# Elastic Net Regression 

## What is Elastic Net Regression?
It's a smart version of Linear Regression that helps you make better predictions when you have lots of features (columns), especially if some features are related to each other.

It combines the ideas of Lasso Regression (L1 penalty) and Ridge Regression (L2 penalty).

## Combined L1 and L2 Penalties
### L1 Penalty (from Lasso):
- Helps the model ignore unimportant features by making their coefficients exactly zero (feature selection)

### L2 Penalty (from Ridge):
- Helps the model avoid big, wild numbers by making the coefficients smaller (but not exactly zero)

**Elastic Net = L1 + L2**
- Takes the best of both worlds!
- Helps when you have many correlated features (when some columns are similar)

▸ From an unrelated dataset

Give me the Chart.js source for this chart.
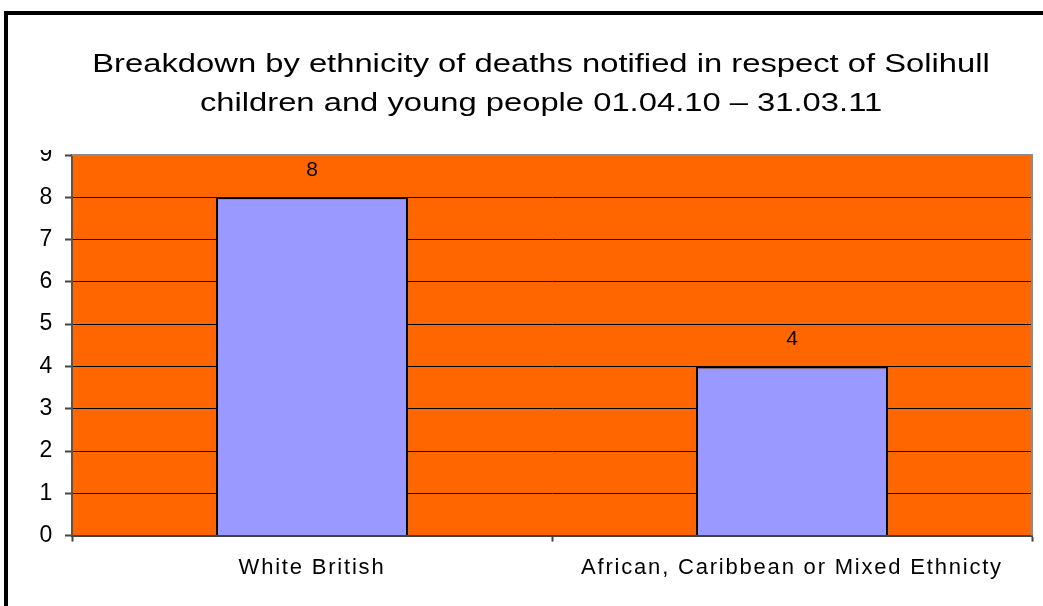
<!DOCTYPE html>
<html>
<head>
<meta charset="utf-8">
<script src="https://cdn.jsdelivr.net/npm/chart.js@4"></script>
<style>
  html, body { margin: 0; padding: 0; background: #fff; overflow: hidden; }
  #frame {
    position: absolute; left: 4px; top: 11px;
    width: 1100px; height: 700px;
    border-left: 4px solid #000; border-top: 4px solid #000;
  }
  #wrap { position: absolute; left: 0; top: 0; width: 1043px; height: 606px; }
</style>
</head>
<body>
<div id="frame"></div>
<div id="wrap"><canvas id="barChart" width="1043" height="606"></canvas></div>
<script>
// --- Data ---
const ethnicities = ["White British", "African, Caribbean or Mixed Ethnicty"];
const deaths = [8, 4];
const yTicks = [0, 1, 2, 3, 4, 5, 6, 7, 8, 9];
const titleLines = [
  "Breakdown by ethnicity of deaths notified in respect of Solihull",
  "children and young people 01.04.10 \u2013 31.03.11"
];

const FONT = "'Liberation Sans', Arial, sans-serif";
const TITLE_X = 541;        // centre of the title block
const TITLE_STRETCH = 1.31; // the old title font is drawn wide

// orange plot background + grey frame on top/right
const plotBg = {
  id: "plotBg",
  beforeDraw(chart) {
    const { ctx, chartArea: a } = chart;
    ctx.save();
    ctx.fillStyle = "#FF6600";
    ctx.fillRect(a.left, a.top, a.right - a.left, a.bottom - a.top);
    ctx.restore();
    // axis labels are spaced out a little
    ctx.letterSpacing = "1.8px";
  },
  beforeDatasetsDraw(chart) {
    chart.ctx.letterSpacing = "0px";
  },
  afterDatasetsDraw(chart) {
    const { ctx, chartArea: a } = chart;
    ctx.save();
    ctx.strokeStyle = "#8c8c8c";
    ctx.lineWidth = 2;
    ctx.beginPath();
    ctx.moveTo(a.left, a.top);
    ctx.lineTo(a.right, a.top);
    ctx.lineTo(a.right, a.bottom);
    ctx.stroke();
    ctx.restore();
  }
};

// value labels above each bar
const valueLabels = {
  id: "valueLabels",
  afterDatasetsDraw(chart) {
    const { ctx } = chart;
    const meta = chart.getDatasetMeta(0);
    ctx.save();
    ctx.letterSpacing = "0px";
    ctx.font = "21px " + FONT;
    ctx.fillStyle = "#000";
    ctx.textAlign = "center";
    ctx.textBaseline = "middle";
    meta.data.forEach((bar, i) => {
      ctx.fillText(String(deaths[i]), bar.x, bar.y - 27);
    });
    ctx.restore();
  }
};

// two-line title, plus the top tick label cut off under it
const titleBlock = {
  id: "titleBlock",
  afterDraw(chart) {
    const { ctx, chartArea: a } = chart;
    ctx.save();
    ctx.letterSpacing = "0px";
    ctx.fillStyle = "#fff";
    ctx.fillRect(10, a.top - 35, a.left - 18, 30);

    ctx.fillStyle = "#000";
    ctx.font = "25px " + FONT;
    ctx.textAlign = "center";
    ctx.textBaseline = "alphabetic";
    titleLines.forEach((line, i) => {
      ctx.save();
      ctx.translate(TITLE_X, a.top - 83 + i * 39);
      ctx.scale(TITLE_STRETCH, 1);
      ctx.fillText(line, 0, 0);
      ctx.restore();
    });
    ctx.restore();
  }
};

new Chart(document.getElementById("barChart"), {
  type: "bar",
  data: {
    labels: ethnicities,
    datasets: [{
      data: deaths,
      backgroundColor: "#9999FF",
      borderColor: "#000",
      borderWidth: 2,
      barPercentage: 0.4,
      categoryPercentage: 1
    }]
  },
  options: {
    responsive: false,
    animation: false,
    layout: { padding: { left: 38, right: 11, top: 155, bottom: 12 } },
    plugins: {
      legend: { display: false },
      tooltip: { enabled: false },
      title: { display: false }
    },
    scales: {
      x: {
        grid: {
          offset: true,
          drawOnChartArea: false,
          tickLength: 6,
          tickColor: "#444",
          tickWidth: 2
        },
        border: { color: "#444", width: 2 },
        ticks: {
          color: "#000",
          padding: 13,
          maxRotation: 0,
          font: { family: FONT, size: 22 }
        }
      },
      y: {
        min: 0,
        max: 9,
        afterFit(scale) { scale.width = 34; },
        afterBuildTicks(scale) { scale.ticks = yTicks.map(v => ({ value: v })); },
        grid: {
          color: ctx => (ctx.tick && ctx.tick.value === 9 ? "rgba(0,0,0,0)" : "#000"),
          lineWidth: 1,
          tickLength: 7,
          tickColor: "#444",
          tickWidth: 2
        },
        border: { color: "#555", width: 2 },
        ticks: {
          color: "#000",
          padding: 11,
          font: { family: FONT, size: 23 }
        }
      }
    }
  },
  plugins: [plotBg, valueLabels, titleBlock]
});
</script>
</body>
</html>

## Elastic Net Cost Function
The formula looks like this:

Cost = MSE + α × [λ₁ × (sum of |w|) + λ₂ × (sum of w²)]

Where:
- MSE: Mean Squared Error (normal regression loss)
- L1: sum of absolute values of weights (|w|)
- L2: sum of squared weights (w²)
- α (alpha): Overall strength of regularization
- λ₁ and λ₂: How much you want to weight L1 and L2 (usually in scikit-learn: l1_ratio)

## Hyperparameter Tuning
Hyperparameters are the settings that you choose before training your model. For Elastic Net, the main ones are:

### alpha
- How much you want to regularize (penalize large coefficients)
- Higher alpha = more regularization

### l1_ratio
- How much weight to put on L1 (Lasso) versus L2 (Ridge)
- l1_ratio = 0 → pure Ridge
- l1_ratio = 1 → pure Lasso
- Between 0 and 1 → Elastic Net

## How to Choose the Best Values?
1. Try different combinations of alpha and l1_ratio
2. Use cross-validation to test which settings make your model perform best (not overfitting, not underfitting)
3. In Python, you can do this easily with scikit-learn's ElasticNetCV




## Step-by-Step Example

Suppose you have these data points:

| x | y |
|---|---|
| 1 | 2 |
| 2 | 3 |
| 3 | 6 |

You want to fit a line:

$$
y = w \cdot x + b
$$

Let’s set **$ b = 0 $** (to keep it simple).

Assume after training (for this example), **$ w = 1.5 $**.

### Hyperparameters:
- $ \alpha = 1 $
- $ \text{l1\_ratio} = 0.6 $

### Elastic Net Cost Function:

$$
\text{Cost} = \frac{1}{n} \sum (y_i - w x_i)^2 + \alpha \left[ \text{l1\_ratio} \times |w| + (1 - \text{l1\_ratio}) \times w^2 \right]
$$

---

### Step 1a: Calculate MSE

$$
\text{MSE} = \frac{1}{3} \left[ (2 - 1.5 \times 1)^2 + (3 - 1.5 \times 2)^2 + (6 - 1.5 \times 3)^2 \right]
$$

Calculate each term:
- $ 2 - 1.5 \times 1 = 0.5 \rightarrow (0.5)^2 = 0.25 $
- $ 3 - 1.5 \times 2 = 0 \rightarrow (0)^2 = 0 $
- $ 6 - 1.5 \times 3 = 1.5 \rightarrow (1.5)^2 = 2.25 $

$$
\text{MSE} = \frac{1}{3} (0.25 + 0 + 2.25) = \frac{1}{3} (2.5) \approx 0.833
$$

---

### Step 1b: Calculate L1 and L2 Terms

- $ |w| = |1.5| = 1.5 $
- $ w^2 = (1.5)^2 = 2.25 $

- **L1 part:** $ 0.6 \times 1.5 = 0.9 $
- **L2 part:** $ 0.4 \times 2.25 = 0.9 $

Total regularization: $ 0.9 + 0.9 = 1.8 $

---

### Step 1c: Total Elastic Net Cost

$$
\text{Cost} = \text{MSE} + \alpha \times (\text{L1} + \text{L2}) = 0.833 + 1.8 = 2.633
$$

---

# Final Answer: The Elastic Net cost for this example is **2.633**.

In [1]:
import numpy as np 

In [2]:
# Data
x = np.array([1, 2, 3])
y = np.array([2, 3, 6])
w = 1.5
b = 0

In [3]:
# Hyperparameters
alpha = 1
l1_ratio = 0.6

In [4]:
# 1. Predict y
y_pred = w * x + b

In [5]:
# 2. Calculate MSE
mse = np.mean((y - y_pred)**2)

In [6]:
# 3. Calculate L1 and L2 penalties
l1 = abs(w)
l2 = w**2

In [8]:
l1_part = l1_ratio * l1
l2_part = (1 - l1_ratio) * l2
reg_total = l1_part + l2_part

In [9]:
cost = mse + alpha * reg_total

In [10]:
cost

np.float64(2.6333333333333333)